Well, that was the final straw for Mrs. Parker. Rightfully concerned that the rockabilly hellion was scuffing up the ballroom’s new instrument with his street shoes, she reportedly stormed the stage mid-song and scolded the star down from his perch. Whether or not the entire show was stopped cold isn’t certain, but what is known is that the Parkers made the firm decision that rock ‘n’ roll shows would no longer be welcome at their venue. This was a disappointing turn of events for many fans who had come to rely on Parker’s as a mainstay of their weekend agendas.
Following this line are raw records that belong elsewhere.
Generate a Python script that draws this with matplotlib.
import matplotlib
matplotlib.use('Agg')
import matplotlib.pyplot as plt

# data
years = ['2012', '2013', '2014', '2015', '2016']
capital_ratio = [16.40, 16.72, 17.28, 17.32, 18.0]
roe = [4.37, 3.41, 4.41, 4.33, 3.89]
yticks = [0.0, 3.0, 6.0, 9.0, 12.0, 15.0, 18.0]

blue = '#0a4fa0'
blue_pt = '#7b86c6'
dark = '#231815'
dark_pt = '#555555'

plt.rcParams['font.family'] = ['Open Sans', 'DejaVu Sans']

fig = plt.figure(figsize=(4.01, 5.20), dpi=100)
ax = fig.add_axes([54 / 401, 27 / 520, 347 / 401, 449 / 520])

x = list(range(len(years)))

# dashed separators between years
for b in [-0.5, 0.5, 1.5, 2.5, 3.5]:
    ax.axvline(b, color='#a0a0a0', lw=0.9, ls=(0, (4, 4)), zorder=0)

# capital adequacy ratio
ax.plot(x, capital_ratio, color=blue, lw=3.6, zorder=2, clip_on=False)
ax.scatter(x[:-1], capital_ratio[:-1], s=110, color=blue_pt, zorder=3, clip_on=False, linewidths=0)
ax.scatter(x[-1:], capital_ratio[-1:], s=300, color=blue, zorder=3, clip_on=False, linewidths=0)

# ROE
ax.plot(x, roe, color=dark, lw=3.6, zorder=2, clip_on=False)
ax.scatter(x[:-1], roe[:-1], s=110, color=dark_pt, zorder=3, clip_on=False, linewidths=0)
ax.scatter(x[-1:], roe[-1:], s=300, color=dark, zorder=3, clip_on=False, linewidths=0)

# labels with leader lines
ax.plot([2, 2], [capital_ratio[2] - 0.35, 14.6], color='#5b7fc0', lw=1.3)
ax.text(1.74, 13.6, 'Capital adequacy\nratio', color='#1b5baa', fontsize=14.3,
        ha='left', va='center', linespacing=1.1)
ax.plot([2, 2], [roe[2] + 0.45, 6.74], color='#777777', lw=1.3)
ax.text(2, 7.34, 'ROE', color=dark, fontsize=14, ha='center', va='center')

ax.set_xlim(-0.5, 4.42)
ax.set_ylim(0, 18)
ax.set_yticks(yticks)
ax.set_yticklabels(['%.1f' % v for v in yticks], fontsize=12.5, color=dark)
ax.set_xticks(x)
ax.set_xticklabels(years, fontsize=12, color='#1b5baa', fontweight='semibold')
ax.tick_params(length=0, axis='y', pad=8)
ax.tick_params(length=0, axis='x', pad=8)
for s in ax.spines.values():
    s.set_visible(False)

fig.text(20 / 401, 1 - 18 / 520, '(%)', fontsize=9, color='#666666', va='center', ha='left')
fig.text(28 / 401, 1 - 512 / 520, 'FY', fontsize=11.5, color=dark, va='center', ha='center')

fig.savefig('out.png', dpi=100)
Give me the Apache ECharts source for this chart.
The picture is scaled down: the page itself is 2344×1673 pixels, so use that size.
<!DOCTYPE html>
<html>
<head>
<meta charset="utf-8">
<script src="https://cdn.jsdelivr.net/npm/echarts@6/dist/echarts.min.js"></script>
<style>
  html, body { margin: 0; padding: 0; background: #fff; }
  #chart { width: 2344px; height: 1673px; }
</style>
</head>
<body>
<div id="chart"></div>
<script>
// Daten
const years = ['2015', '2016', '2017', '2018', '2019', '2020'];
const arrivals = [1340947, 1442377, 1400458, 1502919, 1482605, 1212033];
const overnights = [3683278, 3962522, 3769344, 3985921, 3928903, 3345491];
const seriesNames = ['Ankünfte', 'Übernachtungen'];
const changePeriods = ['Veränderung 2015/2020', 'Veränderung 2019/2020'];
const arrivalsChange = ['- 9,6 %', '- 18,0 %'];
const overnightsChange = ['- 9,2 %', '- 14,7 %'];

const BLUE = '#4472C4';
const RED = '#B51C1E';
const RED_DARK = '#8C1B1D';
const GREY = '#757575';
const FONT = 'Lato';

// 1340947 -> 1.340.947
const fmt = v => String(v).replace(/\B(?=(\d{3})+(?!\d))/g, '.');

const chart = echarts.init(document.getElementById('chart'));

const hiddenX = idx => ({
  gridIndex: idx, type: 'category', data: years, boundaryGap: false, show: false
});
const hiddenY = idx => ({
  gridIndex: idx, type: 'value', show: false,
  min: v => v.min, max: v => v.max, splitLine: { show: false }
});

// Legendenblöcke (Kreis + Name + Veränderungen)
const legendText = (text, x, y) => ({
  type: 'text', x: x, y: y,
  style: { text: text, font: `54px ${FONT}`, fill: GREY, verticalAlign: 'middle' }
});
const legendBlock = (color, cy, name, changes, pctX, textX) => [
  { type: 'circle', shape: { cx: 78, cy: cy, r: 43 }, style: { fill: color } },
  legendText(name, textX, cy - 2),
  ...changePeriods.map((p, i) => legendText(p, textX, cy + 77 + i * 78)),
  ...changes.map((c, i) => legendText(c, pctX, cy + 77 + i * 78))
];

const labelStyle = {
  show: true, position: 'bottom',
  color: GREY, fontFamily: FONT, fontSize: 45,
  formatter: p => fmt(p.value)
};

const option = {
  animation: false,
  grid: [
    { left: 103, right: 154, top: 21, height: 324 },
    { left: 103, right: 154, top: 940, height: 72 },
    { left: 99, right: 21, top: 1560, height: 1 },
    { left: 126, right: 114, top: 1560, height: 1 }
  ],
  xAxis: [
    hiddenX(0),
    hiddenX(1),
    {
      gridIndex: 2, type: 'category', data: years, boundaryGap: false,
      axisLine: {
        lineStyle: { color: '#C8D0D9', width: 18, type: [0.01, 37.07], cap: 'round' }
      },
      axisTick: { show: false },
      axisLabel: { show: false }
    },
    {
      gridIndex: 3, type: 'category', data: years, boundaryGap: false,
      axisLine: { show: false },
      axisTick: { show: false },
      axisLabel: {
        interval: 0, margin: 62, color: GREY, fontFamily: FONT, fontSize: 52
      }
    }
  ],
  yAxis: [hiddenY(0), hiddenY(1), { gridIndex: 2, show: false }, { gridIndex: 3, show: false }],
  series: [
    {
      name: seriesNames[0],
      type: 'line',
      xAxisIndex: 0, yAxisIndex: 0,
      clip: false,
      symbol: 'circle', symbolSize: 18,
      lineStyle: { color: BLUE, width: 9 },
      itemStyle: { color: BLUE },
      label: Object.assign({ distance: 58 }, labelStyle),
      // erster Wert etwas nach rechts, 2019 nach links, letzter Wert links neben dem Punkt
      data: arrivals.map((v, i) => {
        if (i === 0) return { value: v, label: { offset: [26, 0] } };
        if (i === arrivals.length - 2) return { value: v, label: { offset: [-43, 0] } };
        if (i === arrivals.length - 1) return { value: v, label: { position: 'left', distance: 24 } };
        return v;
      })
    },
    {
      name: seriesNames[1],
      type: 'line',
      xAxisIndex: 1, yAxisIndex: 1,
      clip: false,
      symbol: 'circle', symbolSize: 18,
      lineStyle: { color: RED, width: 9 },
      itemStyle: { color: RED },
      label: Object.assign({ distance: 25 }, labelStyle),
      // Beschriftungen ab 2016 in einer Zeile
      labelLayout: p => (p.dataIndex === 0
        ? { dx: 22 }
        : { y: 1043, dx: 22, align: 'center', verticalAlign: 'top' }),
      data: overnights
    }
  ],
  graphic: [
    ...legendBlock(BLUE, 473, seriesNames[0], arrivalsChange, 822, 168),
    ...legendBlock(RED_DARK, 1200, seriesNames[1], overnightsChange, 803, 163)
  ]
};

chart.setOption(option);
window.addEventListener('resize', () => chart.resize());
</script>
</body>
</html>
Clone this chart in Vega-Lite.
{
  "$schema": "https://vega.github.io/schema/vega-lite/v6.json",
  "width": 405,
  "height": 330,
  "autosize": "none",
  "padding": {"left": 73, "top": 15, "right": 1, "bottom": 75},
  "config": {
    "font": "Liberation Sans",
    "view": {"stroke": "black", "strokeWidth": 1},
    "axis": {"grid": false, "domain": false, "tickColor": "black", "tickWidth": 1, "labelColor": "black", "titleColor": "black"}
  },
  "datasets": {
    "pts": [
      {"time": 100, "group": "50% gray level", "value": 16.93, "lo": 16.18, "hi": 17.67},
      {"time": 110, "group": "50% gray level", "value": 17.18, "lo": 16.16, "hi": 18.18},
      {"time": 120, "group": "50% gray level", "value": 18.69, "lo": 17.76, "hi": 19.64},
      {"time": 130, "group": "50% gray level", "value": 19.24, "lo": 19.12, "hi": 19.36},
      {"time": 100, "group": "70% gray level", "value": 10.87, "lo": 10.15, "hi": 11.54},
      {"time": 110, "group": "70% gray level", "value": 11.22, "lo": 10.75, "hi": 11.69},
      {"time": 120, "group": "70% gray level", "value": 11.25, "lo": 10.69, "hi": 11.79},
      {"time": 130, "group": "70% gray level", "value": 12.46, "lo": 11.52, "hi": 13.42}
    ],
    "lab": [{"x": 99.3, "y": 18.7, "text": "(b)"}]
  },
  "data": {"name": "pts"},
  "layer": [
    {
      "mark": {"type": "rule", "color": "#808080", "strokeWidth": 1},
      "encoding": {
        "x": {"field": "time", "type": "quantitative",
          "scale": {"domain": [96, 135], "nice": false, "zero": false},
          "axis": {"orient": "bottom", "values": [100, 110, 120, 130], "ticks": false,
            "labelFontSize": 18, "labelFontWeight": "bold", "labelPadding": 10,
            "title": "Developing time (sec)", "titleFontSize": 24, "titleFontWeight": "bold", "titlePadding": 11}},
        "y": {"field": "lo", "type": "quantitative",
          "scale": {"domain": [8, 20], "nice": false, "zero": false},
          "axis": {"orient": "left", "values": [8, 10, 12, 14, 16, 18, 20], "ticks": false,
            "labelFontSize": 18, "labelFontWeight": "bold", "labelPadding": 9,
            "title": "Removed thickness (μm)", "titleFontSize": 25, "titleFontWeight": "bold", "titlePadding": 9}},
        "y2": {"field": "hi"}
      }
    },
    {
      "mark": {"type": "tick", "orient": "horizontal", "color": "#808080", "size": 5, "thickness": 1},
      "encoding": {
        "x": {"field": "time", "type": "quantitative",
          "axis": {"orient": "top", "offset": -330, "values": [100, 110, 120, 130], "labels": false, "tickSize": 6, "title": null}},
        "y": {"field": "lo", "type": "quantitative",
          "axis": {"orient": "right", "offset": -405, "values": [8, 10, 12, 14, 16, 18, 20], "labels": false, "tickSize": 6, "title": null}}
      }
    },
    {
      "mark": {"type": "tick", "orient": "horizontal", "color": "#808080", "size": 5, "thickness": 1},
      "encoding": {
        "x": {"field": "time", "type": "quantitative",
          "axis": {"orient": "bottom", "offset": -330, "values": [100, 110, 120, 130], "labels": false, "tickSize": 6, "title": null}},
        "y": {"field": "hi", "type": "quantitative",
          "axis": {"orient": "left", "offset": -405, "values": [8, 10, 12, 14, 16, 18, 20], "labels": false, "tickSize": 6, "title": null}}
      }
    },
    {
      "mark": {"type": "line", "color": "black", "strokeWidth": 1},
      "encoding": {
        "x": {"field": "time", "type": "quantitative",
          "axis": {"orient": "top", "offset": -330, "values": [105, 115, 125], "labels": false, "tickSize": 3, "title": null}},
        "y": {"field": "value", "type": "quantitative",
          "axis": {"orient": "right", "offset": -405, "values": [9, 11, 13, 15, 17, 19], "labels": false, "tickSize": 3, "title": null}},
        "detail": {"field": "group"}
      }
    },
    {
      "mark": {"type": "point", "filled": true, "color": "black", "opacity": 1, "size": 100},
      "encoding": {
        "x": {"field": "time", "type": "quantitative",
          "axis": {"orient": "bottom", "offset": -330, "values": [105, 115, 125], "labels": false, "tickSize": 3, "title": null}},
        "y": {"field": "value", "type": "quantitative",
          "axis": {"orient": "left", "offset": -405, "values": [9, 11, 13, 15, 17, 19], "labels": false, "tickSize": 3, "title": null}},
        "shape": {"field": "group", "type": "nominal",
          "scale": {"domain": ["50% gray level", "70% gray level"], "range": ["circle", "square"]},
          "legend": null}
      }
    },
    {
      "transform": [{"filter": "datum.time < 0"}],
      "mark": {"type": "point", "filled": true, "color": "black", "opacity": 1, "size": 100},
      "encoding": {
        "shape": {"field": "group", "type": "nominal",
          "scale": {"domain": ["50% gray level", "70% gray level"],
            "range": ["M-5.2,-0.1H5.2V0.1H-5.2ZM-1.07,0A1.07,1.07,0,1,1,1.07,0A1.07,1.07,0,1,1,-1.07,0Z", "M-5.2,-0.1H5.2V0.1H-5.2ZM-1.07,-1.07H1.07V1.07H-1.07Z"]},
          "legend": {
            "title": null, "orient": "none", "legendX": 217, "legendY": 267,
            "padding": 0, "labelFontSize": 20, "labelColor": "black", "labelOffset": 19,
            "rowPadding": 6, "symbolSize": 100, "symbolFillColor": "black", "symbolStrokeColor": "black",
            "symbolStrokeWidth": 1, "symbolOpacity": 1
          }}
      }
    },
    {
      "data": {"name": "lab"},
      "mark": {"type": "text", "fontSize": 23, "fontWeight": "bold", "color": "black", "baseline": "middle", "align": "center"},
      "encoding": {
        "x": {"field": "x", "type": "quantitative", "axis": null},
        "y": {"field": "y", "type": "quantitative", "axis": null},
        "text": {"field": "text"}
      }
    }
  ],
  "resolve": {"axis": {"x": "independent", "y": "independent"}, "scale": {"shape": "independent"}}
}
But the management was firm in their resolve, and it seems that the ban lasted for about a full year and a half.
That’s when Parker agreed to hear a pitch from a nice young fresh-faced fellow named Jim Valley who was a leader of a fairly new local band called The Viceroys. Valley explained that his band – who had honed their act playing mainly “functions” at the Seattle Tennis Club, the Washington Athletic Club and other stops on the local “society circuit” – really wanted to perform at the ballroom and would do everything they could to keep things safe and sane. For unknown reasons, the Parkers caved, the Viceroys played (jumping up on the piano nary a time) and once again the grand old hall was back in the rock ‘n’ roll biz.
But by then the rockabilly trend was winding down. And even though the music of those seminal Sun pioneers had inspired a generation of local rockabillies and rockabelles (including Bobby Wayne & the Warriors, Darryl Britt & the Blue Jeans, Johnny Clark & the Four Playboys, the Volk Brothers, Jerry Merritt & the Pacers, Vinnie Duman & the Rhythmaires, Ray Gentry, the Maddy Brothers, Sheree Scott, Benny Cliff, Leon Mach, and Leon Smith & the Orbit Rockers) the main thrust of Northwest Rock would rely more on straight R&B elements rather than hillbilly rock.
However, as we all know, the Sun influence – and rockabilly itself – did not die back then. It did, however, hibernate for a number of years while the Surf Rock, British Invasion, Garage Rock, Folk Rock, and Acid Rock trends emerged sequentially. And then around the time that Punk Rock and then New Wave came to fore in the late-‘70s/early ‘80s rockabilly awoke once again and discovered a revived audience. Perhaps the first Northwest band who donned the then-requisite mile-high pompadours and matching hep threads was the Magnetics. After that a whole series of rockabilly bands rose up including: the 88's, the Hurricanes, the Razorbacks, the Alley Gators, the Jackals (later: the Flapjacks), and the Rockabilly Hell 5. In recent years a number of bands that draw the alt.country/Americana/ rockabilly crowds to area nightclubs includes the Picketts, the Souvenirs, and the Dusty 45’s.
Though the Sun stars were nothing less than rock ‘n’ roll “Johnny Appleseeds” – sowing the idea that rockin’ and rollin’ was not only fun, but also eminently doable – the fruit of their efforts went much further than scoring hit records. The Sun sound served as blueprint for teenaged musicians all around the world, and here in the Northwest helped ignite the rock ‘n’ roll scene that continues to inspire a whole lotta shakin’ in area nightclubs and concert halls.